The hope: The hope for these students first of all lies in knowing that it is ok not to know your future, even though God does know it. Many students therefore benefit with the leap of faith that they are in the Bible college because God directed/purposed their coming there (even if they didn’t want to come)… and look, therefore, to see why God allowed them (brought them) to come here.

THE JAILED STUDENT: This student is the one who is forced to attend Bible college because his family/parents have sent him/her there. This is more common than we’ve seen, as many parents see bible college as reform school, hoping that children will improve in character and vision.

Characteristic: Many students who are ‘jailed’ to the college are struggling with personal issues (some with strong addictions) and are hoping to get some personal/emotional help from the college.

The conflict: The problem is that most colleges are not reform schools and are not geared to focus entirely on emotional development. Hence, many colleges tend to be unsympathetic to and/or impatient with students struggling with addictions or in need of special emotional support.

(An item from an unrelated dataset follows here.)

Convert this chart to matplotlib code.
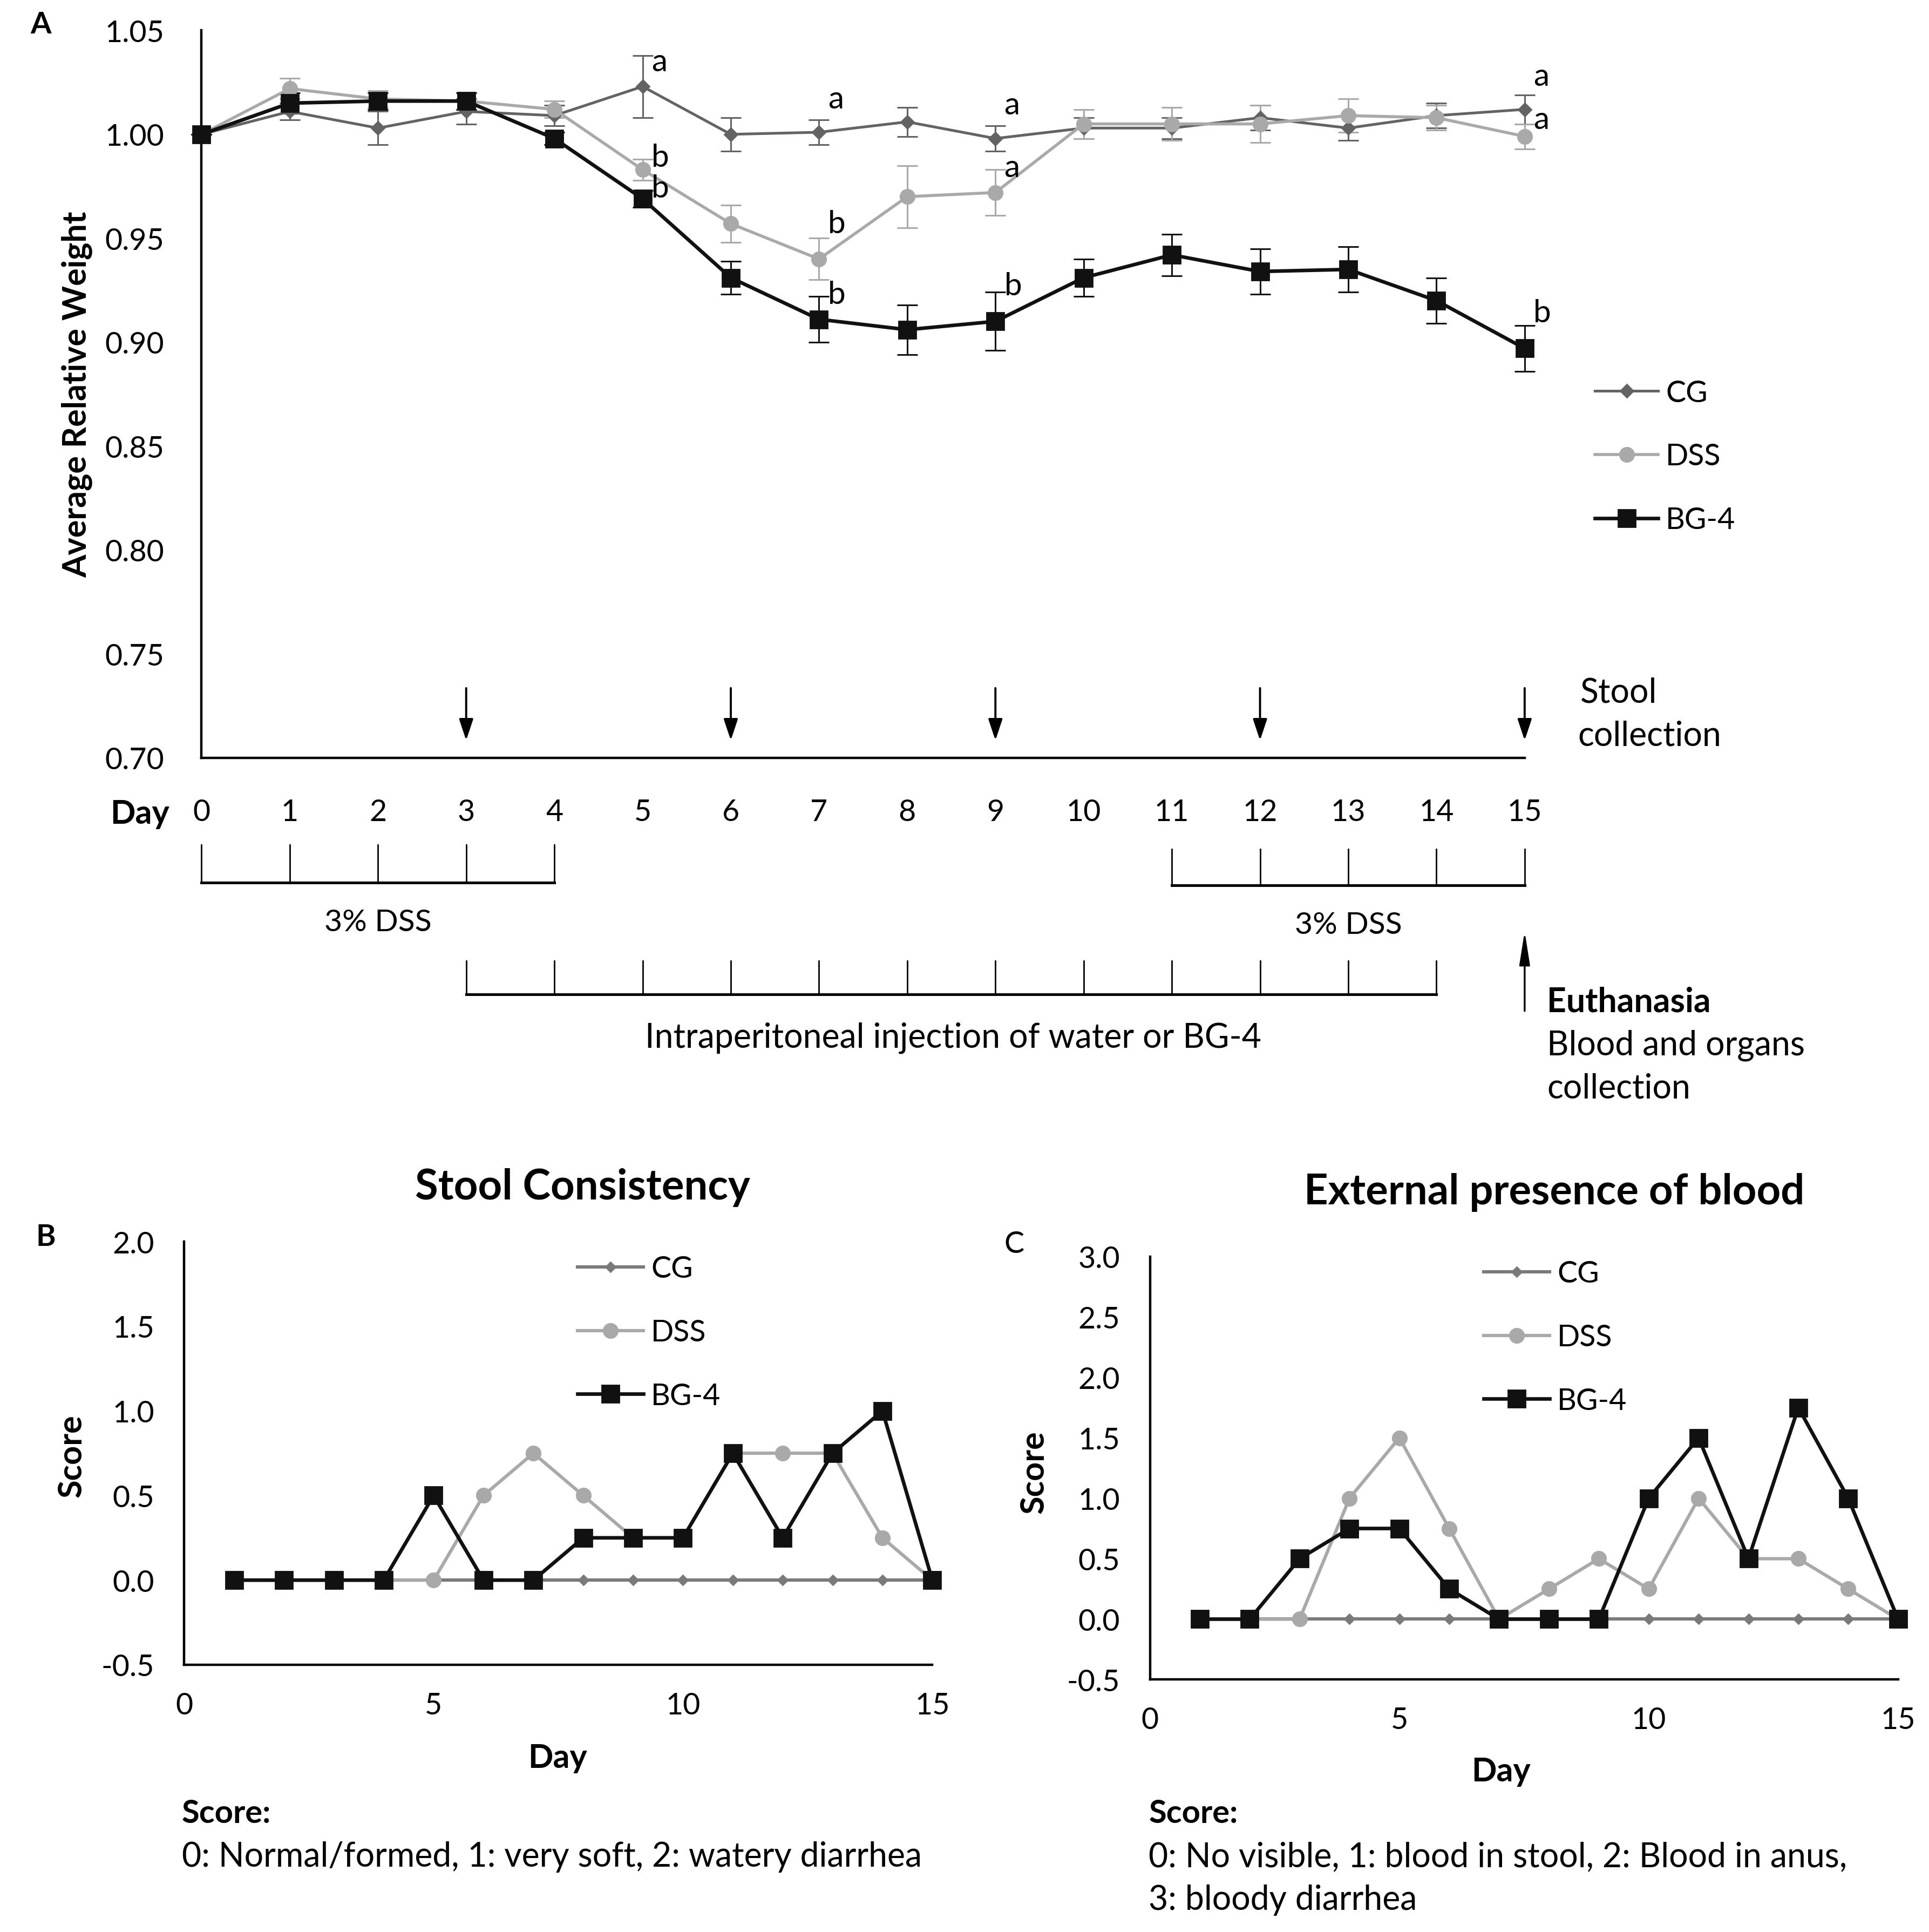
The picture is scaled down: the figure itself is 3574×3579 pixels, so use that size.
import matplotlib
matplotlib.use("Agg")
import matplotlib.pyplot as plt

plt.rcParams['font.family'] = ['Lato', 'DejaVu Sans']

# ---- panel A: average relative weight, days 0-15 ----
days_a = list(range(16))
cg_w = [1.000, 1.011, 1.003, 1.011, 1.009, 1.023, 1.000, 1.001, 1.006, 0.998, 1.003, 1.003, 1.008, 1.003, 1.009, 1.012]
cg_err = [0.0, 0.004, 0.008, 0.006, 0.005, 0.015, 0.008, 0.006, 0.007, 0.006, 0.005, 0.005, 0.006, 0.006, 0.006, 0.007]
dss_w = [1.000, 1.022, 1.017, 1.016, 1.012, 0.983, 0.957, 0.940, 0.970, 0.972, 1.005, 1.005, 1.005, 1.009, 1.008, 0.999]
dss_err = [0.0, 0.005, 0.004, 0.004, 0.004, 0.005, 0.009, 0.010, 0.015, 0.011, 0.007, 0.008, 0.009, 0.008, 0.006, 0.006]
bg4_w = [1.000, 1.015, 1.016, 1.016, 0.998, 0.969, 0.931, 0.911, 0.906, 0.910, 0.931, 0.942, 0.934, 0.935, 0.920, 0.897]
bg4_err = [0.0, 0.005, 0.004, 0.004, 0.003, 0.004, 0.008, 0.011, 0.012, 0.014, 0.009, 0.010, 0.011, 0.011, 0.011, 0.011]
# significance letters: (day, group, letter)
sig_days = [5, 5, 5, 7, 7, 7, 9, 9, 9, 15, 15, 15]
sig_groups = ["CG", "DSS", "BG-4"] * 4
sig_letters = ["a", "b", "b", "a", "b", "b", "a", "a", "b", "a", "a", "b"]
stool_days = [3, 6, 9, 12, 15]
dss_period1 = [0, 1, 2, 3, 4]
dss_period2 = [11, 12, 13, 14, 15]
inj_days = [3, 4, 5, 6, 7, 8, 9, 10, 11, 12, 13, 14]
euth_day = 15

# ---- panels B and C: scores, days 1-15 ----
days_bc = list(range(1, 16))
stool_cg = [0, 0, 0, 0, 0, 0, 0, 0, 0, 0, 0, 0, 0, 0, 0]
stool_dss = [0, 0, 0, 0, 0, 0.5, 0.75, 0.5, 0.25, 0.25, 0.75, 0.75, 0.75, 0.25, 0]
stool_bg4 = [0, 0, 0, 0, 0.5, 0, 0, 0.25, 0.25, 0.25, 0.75, 0.25, 0.75, 1.0, 0]
blood_cg = [0, 0, 0, 0, 0, 0, 0, 0, 0, 0, 0, 0, 0, 0, 0]
blood_dss = [0, 0, 0, 1.0, 1.5, 0.75, 0, 0.25, 0.5, 0.25, 1.0, 0.5, 0.5, 0.25, 0]
blood_bg4 = [0, 0, 0.5, 0.75, 0.75, 0.25, 0, 0, 0, 1.0, 1.5, 0.5, 1.75, 1.0, 0]

C_CG, C_DSS, C_BG = "#636363", "#a9a9a9", "#111111"
FS = 20      # ticks / legends
FA = 22.5    # annotation text

fig = plt.figure(figsize=(17.87, 17.90), dpi=200)
W, H = 1560.0, 1562.0
def fpos(x, y): return (x / W, 1 - y / H)
def rect(x0, y0, x1, y1): return [x0 / W, 1 - y1 / H, (x1 - x0) / W, (y1 - y0) / H]

def style(ax):
    for s in ("top", "right"): ax.spines[s].set_visible(False)
    for s in ("left", "bottom"): ax.spines[s].set_linewidth(1.6)
    ax.tick_params(length=0, labelsize=FS)

def ftext(x, y, s, **kw):
    kw.setdefault("ha", "left"); kw.setdefault("va", "center")
    fig.text(*fpos(x, y), s, **kw)

# ================= A =================
axA = fig.add_axes(rect(163, 25, 1233, 613))
style(axA)
axA.set_xlim(0, 15); axA.set_ylim(0.70, 1.05)
axA.set_yticks([0.70, 0.75, 0.80, 0.85, 0.90, 0.95, 1.00, 1.05])
axA.set_yticklabels([f"{v:.2f}" for v in axA.get_yticks()])
axA.tick_params(axis="y", pad=25)
axA.set_xticks(days_a); axA.tick_params(axis="x", pad=27)

series_a = {"CG": (cg_w, cg_err, C_CG, "D", 6, 1.8),
            "DSS": (dss_w, dss_err, C_DSS, "o", 9.5, 2.0),
            "BG-4": (bg4_w, bg4_err, C_BG, "s", 11.5, 2.4)}
handles = []
for name, (v, e, c, m, ms, lw) in series_a.items():
    eb = axA.errorbar(days_a, v, yerr=e, fmt="none", ecolor=c, elinewidth=1.1, capsize=7, capthick=1.1)
    for a in eb.get_children(): a.set_clip_on(False)
    ln, = axA.plot(days_a, v, color=c, marker=m, ms=ms, lw=lw, clip_on=False, zorder=3)
    handles.append(ln)
axA.legend(handles, list(series_a), loc="upper left", bbox_to_anchor=fpos(1290, 307),
           bbox_transform=fig.transFigure, frameon=False, fontsize=FS, handlelength=2.1,
           handletextpad=0.25, labelspacing=1.2, borderpad=0, borderaxespad=0, numpoints=1)

# letters sit just right of the upper error-bar cap (small extra lift where the original does)
lift = [-0.003, 0.001, 0.001, 0.010, 0.007, 0.001, 0.010, 0.001, 0.003, 0.009, 0.002, 0.006]
for d, g, letter, dy in zip(sig_days, sig_groups, sig_letters, lift):
    v, e = series_a[g][0][d], series_a[g][1][d]
    axA.text(d + 0.1, v + e + dy, letter, fontsize=21, va="center", ha="left")

for d in stool_days:
    axA.annotate("", xy=(d, 0.707), xytext=(d, 0.735), annotation_clip=False,
                 arrowprops=dict(arrowstyle="-|>,head_width=0.4,head_length=1.2", color="black",
                                 lw=1.4, mutation_scale=10))
ftext(1278, 560, "Stool", fontsize=FA)
ftext(1276, 595, "collection", fontsize=FA)
ftext(113, 658, "Day", fontsize=22, fontweight="bold", ha="center")

def bracket(days, top, bot):
    axA.plot([days[0], days[-1]], [bot, bot], color="black", lw=1.8, clip_on=False)
    for d in days:
        axA.plot([d, d], [top, bot], color="black", lw=1.0, clip_on=False)

bracket(dss_period1, 0.6583, 0.6399)
bracket(dss_period2, 0.6560, 0.6387)
bracket(inj_days, 0.6024, 0.5863)
axA.text(sum(dss_period1) / len(dss_period1), 0.6208, "3% DSS", fontsize=20.5, ha="center", va="center")
axA.text(sum(dss_period2[1:4]) / 3, 0.6196, "3% DSS", fontsize=20.5, ha="center", va="center")
axA.text(8.52, 0.5655, "Intraperitoneal injection of water or BG-4", fontsize=FA, ha="center", va="center")
axA.annotate("", xy=(euth_day, 0.6180), xytext=(euth_day, 0.5768), annotation_clip=False,
             arrowprops=dict(arrowstyle="-|>,head_width=0.3,head_length=1.9", color="black",
                             lw=1.2, mutation_scale=10))
ftext(1251, 810, "Euthanasia", fontsize=FA, fontweight="bold")
ftext(1251, 845, "Blood and organs", fontsize=FA)
ftext(1251, 880, "collection", fontsize=FA)

ftext(62, 319, "Average Relative Weight", rotation=90, fontsize=22, fontweight="bold", ha="center")
ftext(33, 20, "A", fontsize=20, fontweight="bold", ha="center")

# ================= B and C =================
def score_panel(r, ymax, cg, dss, bg4, leg_xy):
    ax = fig.add_axes(r)
    style(ax)
    ax.set_xlim(0, 15); ax.set_ylim(-0.5, ymax)
    ax.set_xticks([0, 5, 10, 15])
    yt = [-0.5 + 0.5 * i for i in range(int((ymax + 0.5) / 0.5) + 1)]
    ax.set_yticks(yt); ax.set_yticklabels([f"{v:.1f}" for v in yt])
    ax.tick_params(axis="y", pad=20); ax.tick_params(axis="x", pad=18)
    h1, = ax.plot(days_bc, cg, color="#7a7a7a", marker="D", ms=4.5, lw=2.2, clip_on=False)
    h2, = ax.plot(days_bc, dss, color=C_DSS, marker="o", ms=9.5, lw=2.2, clip_on=False)
    h3, = ax.plot(days_bc, bg4, color=C_BG, marker="s", ms=11.5, lw=2.4, clip_on=False)
    ax.legend([h1, h2, h3], ["CG", "DSS", "BG-4"], loc="upper left", bbox_to_anchor=fpos(*leg_xy),
              bbox_transform=fig.transFigure, frameon=False, fontsize=FS, handlelength=2.2,
              handletextpad=0.25, labelspacing=1.2, borderpad=0, borderaxespad=0, numpoints=1)
    return ax

score_panel(rect(149, 1004, 754, 1346), 2.0, stool_cg, stool_dss, stool_bg4, (467, 1015))
score_panel(rect(930, 1016, 1535, 1358), 3.0, blood_cg, blood_dss, blood_bg4, (1200, 1019))

ftext(471, 960, "Stool Consistency", fontsize=28, fontweight="bold", ha="center")
ftext(1257, 964, "External presence of blood", fontsize=28, fontweight="bold", ha="center")
ftext(37, 1000, "B", fontsize=20, fontweight="bold", ha="center")
ftext(820, 1006, "C", fontsize=20, ha="center")
ftext(58, 1177, "Score", rotation=90, fontsize=22, fontweight="bold", ha="center")
ftext(836, 1190, "Score", rotation=90, fontsize=22, fontweight="bold", ha="center")
ftext(451, 1421, "Day", fontsize=22, fontweight="bold", ha="center")
ftext(1214, 1432, "Day", fontsize=22, fontweight="bold", ha="center")
ftext(147, 1466, "Score:", fontsize=21.5, fontweight="bold")
ftext(147, 1501, "0: Normal/formed, 1: very soft, 2: watery diarrhea", fontsize=FA)
ftext(929, 1466, "Score:", fontsize=21.5, fontweight="bold")
ftext(929, 1501, "0: No visible, 1: blood in stool, 2: Blood in anus,", fontsize=FA)
ftext(929, 1536, "3: bloody diarrhea", fontsize=FA)

fig.savefig("out.png", dpi=200, facecolor="white")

The disappointment: Usually, these students tend to drop out or fade away to the background, trying to pass and finish their ‘term’. Even if they learn something, it never seems to be what they really need.

The hope: It is difficult to help a student who is forced to attend a bible college, but the hope for these students, like the ‘aimless student’ above, is to see God’s leading and plan in bringing them here. More particularly, these students benefit immensely from peer relationships/friendships/counsel and can actually grow immensely in the process.

Of course there are many more kind of students, but this list is a bit of a start-up to help educators, and perhaps even students, to see where/how they fit in to the Christian education scheme of things.